It is hard to believe that a year ago we started our mission of financially and operationally turning Sparton Corporation around. We have endured significant changes across the Company in the past year and our fiscal year 2010 first quarter net profit of $1.4 million is a major milestone in our turnaround. This was because of the exceptional effort and hard work by all of our employees who made the necessary operational changes, renewing relationships with our customer base and getting the support needed from our supply base.
As pleased as I am with how quickly we’ve seen positive net income, we still have to be cautious and continue to monitor our progress. We all have to continue to be diligent in ensuring the changes made are sustainable.
During the third quarter of last year, as part of our fiscal 2010 planning process, we began to adjust the way we view our business from one reporting line into three distinct business units: Medical Device (SMS), Defense & Security Systems (DSS), and Electronic Manufacturing Services (EMS.)

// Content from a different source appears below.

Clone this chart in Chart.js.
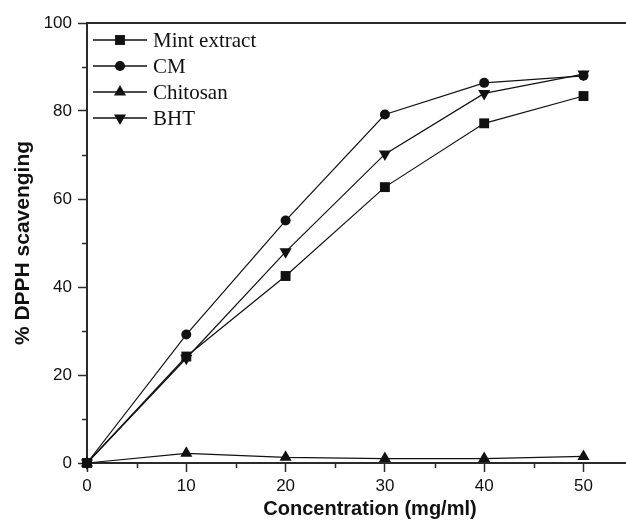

Once we began to dissect and understand the financial condition, market space and value proposition of each business unit, the uniqueness of each became apparent. Similarly, opportunities for further operational improvements as well as strategic growth potential came into focus for the individual businesses. To that end, we are better able to drive accountability of the business units to those ultimately responsible.
We also have begun to reposition the Company from being defined as a “contract manufacturer” to one that is a full service developer, designer, and manufacturer of complex and sophisticated electromechanical devices in market spaces where gross margins are far more robust than the traditional, commodity-based EMS environment.
The SMS business unit is located in Strongsville, Ohio. As part of the turnaround strategy, we consolidated SMS operations from De Leon Springs, Florida, into Strongsville this past summer. The medical device space is large, and we are primarily in the In Vitro Diagnostic market, developing, designing, manufacturing, distributing, and servicing highly complex and sophisticated instrumentation and analysis equipment. We intend to leverage our capabilities and continue to grow our In Vitro Diagnostic business presence and expand our presence in the Therapeutic Device market space in the coming years.
Our EMS business unit is a contract manufacturer of circuit card assemblies and electronic based box build products primarily for the commercial and military aerospace market. This business unit had been the anchor that was pulling down the rest of the Company over the last few years. By segmenting financials, it became apparent that we needed to fix, close, or sell the EMS business. Even though the gross margins associated with this business unit are commodity based, there is a viable vertical integration opportunity to produce circuit cards for products in the SMS and DSS business units. This opportunity, coupled with the review and disengagement of certain unfavorable customer contracts, is why management decided to consolidate and fix this business unit. We went from five to two facilities; made an investment in a new prototyping line to shorten development and product introduction lead times; and, are investigating alternate markets outside of aerospace. We are optimistic that there are opportunities to grow this business as well.
Located in De Leon Springs, Florida, DSS has been a Sparton mainstay for over 50 years. The main products are sonobuoys, which are anti-submarine warfare devices. As the only U.S.-owned producer and only one of two major manufacturers worldwide, Sparton has been providing this product to the United States government and other free world countries for many years. The DSS team has a number of spin-off technologies it is investigating and additional engineering work with the military to help drive the future.
Now that we are close to completing the turnaround strategy, the next step in our Company’s evolution is to define a vision and long term strategy (one of the key imperatives of fiscal year 2010). There is a lot of work already being done by each business unit’s leadership team on developing a long term, profitable growth strategy. We are excited by the prospects for growth and see many great things happening for Sparton Corporation. Welcome to a new era!